IDCS J1426+3508: Discovery of a Massive, IR-Selected Galaxy Cluster at z = 1.75
S.A. Stanford, M. Brodwin, Anthony H. Gonzalez, Greg Zeimann, Daniel, Stern, Arjun Dey, P. R. Eisenhardt, Gregory F. Snyder, and C. Mancone

TL;DR
This paper reports the discovery and confirmation of a very massive galaxy cluster at redshift 1.75, identified through infrared selection and supported by multi-wavelength observations including X-ray data.
Contribution
It presents the first spectroscopic confirmation of a massive galaxy cluster at z=1.75 with detailed X-ray measurements, demonstrating the effectiveness of IR selection for high-redshift cluster detection.
Findings
Cluster confirmed at z=1.75 with spectroscopic data.
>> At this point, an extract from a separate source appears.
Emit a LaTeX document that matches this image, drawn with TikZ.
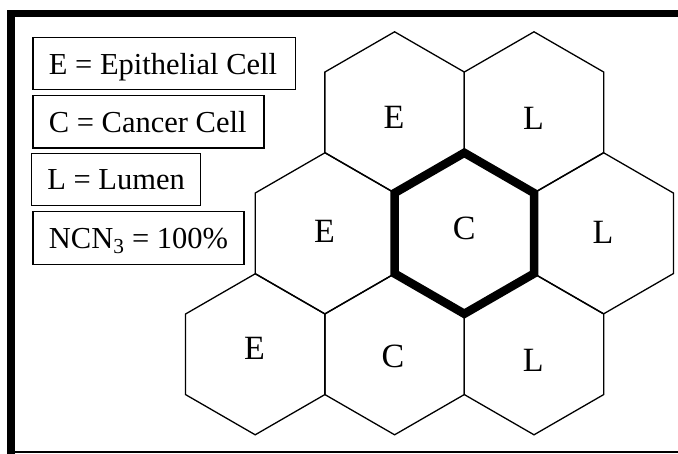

X-ray luminosity indicates a mass of approximately 5.6 x 10^{14} solar masses.
Cluster is exceptionally massive for its redshift.
Abstract
We report the discovery of an IR-selected massive galaxy cluster in the IRAC Distant Cluster Survey (IDCS). We present new data from the Hubble Space Telescope and the W. M. Keck Observatory that spectroscopically confirm IDCS J1426+3508 at z=1.75. Moreover, the cluster is detected in archival Chandra data as an extended X-ray source, comprising 54 counts after the removal of point sources. We calculate an X-ray luminosity of L{0.5-2 keV} = (5.5 +/- 1.2) X 1e44 ergs/s within r = 60 arcsec (~1 Mpc diameter), which implies M_{200,L_x} = (5.6 +/- 1.6) X 1e14 Msun. IDCS J1426+3508 appears to be an exceptionally massive cluster for its redshift.